### GIVEN DATA
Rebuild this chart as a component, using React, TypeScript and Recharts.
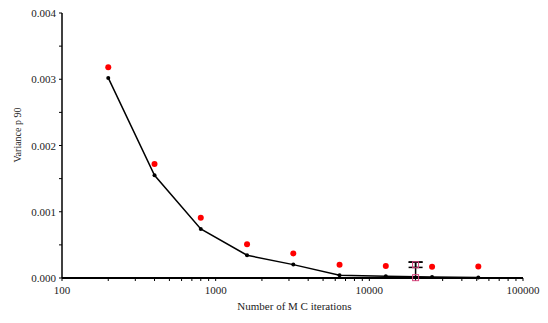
import React from "react";
import {
  ComposedChart,
  Line,
  Scatter,
  XAxis,
  YAxis,
  ErrorBar,
} from "recharts";

// MC iteration counts (x) and the two variance series
const iterations = [200, 400, 800, 1600, 3200, 6400, 12800, 25600, 51200];
const meanVariance = [0.00302, 0.00155, 0.00074, 0.000343, 0.000202, 0.00004, 0.000025, 0.000015, 0.000008];
const refVariance = [0.00318, 0.00172, 0.00091, 0.00051, 0.00037, 0.0002, 0.00018, 0.00017, 0.000175];

// single error-bar marker
const markerX = [20000, 20000];
const markerY = [0.000005, 0.0002];
const markerErr: [number, number][] = [
  [0.000005, 0.000235],
  [0.00004, 0.00004],
];

const xTicks = [
  100, 200, 300, 400, 500, 600, 700, 800, 900,
  1000, 2000, 3000, 4000, 5000, 6000, 7000, 8000, 9000,
  10000, 20000, 30000, 40000, 50000, 60000, 70000, 80000, 90000,
  100000,
];
const yTicks = [0, 0.0005, 0.001, 0.0015, 0.002, 0.0025, 0.003, 0.0035, 0.004];
const majorX = [100, 1000, 10000, 100000];

const FONT = "'Liberation Serif', 'Times New Roman', serif";

const lineData = iterations.map((x, i) => ({ x, y: meanVariance[i] }));
const refData = iterations.map((x, i) => ({ x, y: refVariance[i] }));
const markerData = markerX.map((x, i) => ({ x, y: markerY[i], err: markerErr[i] }));

const XTick = (props: any) => {
  const { x, y, payload } = props;
  if (!majorX.includes(payload.value)) return null;
  return (
    <text x={x} y={y + 11} textAnchor="middle" fontSize={11} fontFamily={FONT} fill="#222">
      {payload.value}
    </text>
  );
};

const YTick = (props: any) => {
  const { x, y, payload } = props;
  const v = payload.value;
  if (Math.abs(v * 1000 - Math.round(v * 1000)) > 1e-9) return null;
  return (
    <text x={x - 1} y={y + 4} textAnchor="end" fontSize={11} fontFamily={FONT} fill="#222">
      {v.toFixed(3)}
    </text>
  );
};

const RedDot = (props: any) => (
  <circle cx={props.cx} cy={props.cy} r={3} fill="#ff0000" />
);

const PinkSquare = (props: any) => (
  <rect x={props.cx - 3} y={props.cy - 3} width={6} height={6} fill="none" stroke="#d9467f" strokeWidth={1} />
);

export default function App() {
  return (
    <div style={{ position: "absolute", left: 0, top: 0, background: "#fff" }}>
      <ComposedChart
        width={548}
        height={323}
        margin={{ top: 13, right: 25, left: 0, bottom: 0 }}
      >
        <XAxis
          dataKey="x"
          type="number"
          scale="log"
          domain={[100, 100000]}
          ticks={xTicks}
          tick={<XTick />}
          tickSize={3}
          interval={0}
          allowDataOverflow
          height={45}
          axisLine={{ stroke: "#000", strokeWidth: 2 }}
          tickLine={{ stroke: "#000" }}
          label={{
            value: "Number of M C iterations",
            position: "insideBottom",
            offset: 13,
            dx: 2,
            fontSize: 11,
            fontFamily: FONT,
            fill: "#222",
          }}
        />
        <YAxis
          type="number"
          domain={[0, 0.004]}
          ticks={yTicks}
          tick={<YTick />}
          tickSize={3}
          interval={0}
          width={62}
          axisLine={{ stroke: "#000", strokeWidth: 1.5 }}
          tickLine={{ stroke: "#000" }}
          label={{
            value: "Variance p 90",
            angle: -90,
            position: "insideLeft",
            offset: 17,
            dy: 17,
            fontSize: 10,
            fontFamily: FONT,
            fill: "#222",
          }}
        />
        <Line
          data={lineData}
          dataKey="y"
          stroke="#000"
          strokeWidth={1.5}
          dot={{ r: 2, fill: "#000", stroke: "#000", strokeWidth: 0 }}
          isAnimationActive={false}
        />
        <Scatter data={refData} dataKey="y" shape={<RedDot />} isAnimationActive={false} />
        <Scatter data={markerData} dataKey="y" shape={<PinkSquare />} isAnimationActive={false}>
          <ErrorBar dataKey="err" direction="y" width={7} stroke="#000" strokeWidth={1.5} isAnimationActive={false} />
        </Scatter>
      </ComposedChart>
    </div>
  );
}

### GIVEN PROBLEM
Copy every line of the data word for word, omitting the images.

### TASK OUTPUT
Rebuild this chart as a component, using React, TypeScript and Recharts.
import React from "react";
import {
  ComposedChart,
  Line,
  Scatter,
  XAxis,
  YAxis,
  ErrorBar,
} from "recharts";

// MC iteration counts (x) and the two variance series
const iterations = [200, 400, 800, 1600, 3200, 6400, 12800, 25600, 51200];
const meanVariance = [0.00302, 0.00155, 0.00074, 0.000343, 0.000202, 0.00004, 0.000025, 0.000015, 0.000008];
const refVariance = [0.00318, 0.00172, 0.00091, 0.00051, 0.00037, 0.0002, 0.00018, 0.00017, 0.000175];

// single error-bar marker
const markerX = [20000, 20000];
const markerY = [0.000005, 0.0002];
const markerErr: [number, number][] = [
  [0.000005, 0.000235],
  [0.00004, 0.00004],
];

const xTicks = [
  100, 200, 300, 400, 500, 600, 700, 800, 900,
  1000, 2000, 3000, 4000, 5000, 6000, 7000, 8000, 9000,
  10000, 20000, 30000, 40000, 50000, 60000, 70000, 80000, 90000,
  100000,
];
const yTicks = [0, 0.0005, 0.001, 0.0015, 0.002, 0.0025, 0.003, 0.0035, 0.004];
const majorX = [100, 1000, 10000, 100000];

const FONT = "'Liberation Serif', 'Times New Roman', serif";

const lineData = iterations.map((x, i) => ({ x, y: meanVariance[i] }));
const refData = iterations.map((x, i) => ({ x, y: refVariance[i] }));
const markerData = markerX.map((x, i) => ({ x, y: markerY[i], err: markerErr[i] }));

const XTick = (props: any) => {
  const { x, y, payload } = props;
  if (!majorX.includes(payload.value)) return null;
  return (
    <text x={x} y={y + 11} textAnchor="middle" fontSize={11} fontFamily={FONT} fill="#222">
      {payload.value}
    </text>
  );
};

const YTick = (props: any) => {
  const { x, y, payload } = props;
  const v = payload.value;
  if (Math.abs(v * 1000 - Math.round(v * 1000)) > 1e-9) return null;
  return (
    <text x={x - 1} y={y + 4} textAnchor="end" fontSize={11} fontFamily={FONT} fill="#222">
      {v.toFixed(3)}
    </text>
  );
};

const RedDot = (props: any) => (
  <circle cx={props.cx} cy={props.cy} r={3} fill="#ff0000" />
);

const PinkSquare = (props: any) => (
  <rect x={props.cx - 3} y={props.cy - 3} width={6} height={6} fill="none" stroke="#d9467f" strokeWidth={1} />
);

export default function App() {
  return (
    <div style={{ position: "absolute", left: 0, top: 0, background: "#fff" }}>
      <ComposedChart
        width={548}
        height={323}
        margin={{ top: 13, right: 25, left: 0, bottom: 0 }}
      >
        <XAxis
          dataKey="x"
          type="number"
          scale="log"
          domain={[100, 100000]}
          ticks={xTicks}
          tick={<XTick />}
          tickSize={3}
          interval={0}
          allowDataOverflow
          height={45}
          axisLine={{ stroke: "#000", strokeWidth: 2 }}
          tickLine={{ stroke: "#000" }}
          label={{
            value: "Number of M C iterations",
            position: "insideBottom",
            offset: 13,
            dx: 2,
            fontSize: 11,
            fontFamily: FONT,
            fill: "#222",
          }}
        />
        <YAxis
          type="number"
          domain={[0, 0.004]}
          ticks={yTicks}
          tick={<YTick />}
          tickSize={3}
          interval={0}
          width={62}
          axisLine={{ stroke: "#000", strokeWidth: 1.5 }}
          tickLine={{ stroke: "#000" }}
          label={{
            value: "Variance p 90",
            angle: -90,
            position: "insideLeft",
            offset: 17,
            dy: 17,
            fontSize: 10,
            fontFamily: FONT,
            fill: "#222",
          }}
        />
        <Line
          data={lineData}
          dataKey="y"
          stroke="#000"
          strokeWidth={1.5}
          dot={{ r: 2, fill: "#000", stroke: "#000", strokeWidth: 0 }}
          isAnimationActive={false}
        />
        <Scatter data={refData} dataKey="y" shape={<RedDot />} isAnimationActive={false} />
        <Scatter data={markerData} dataKey="y" shape={<PinkSquare />} isAnimationActive={false}>
          <ErrorBar dataKey="err" direction="y" width={7} stroke="#000" strokeWidth={1.5} isAnimationActive={false} />
        </Scatter>
      </ComposedChart>
    </div>
  );
}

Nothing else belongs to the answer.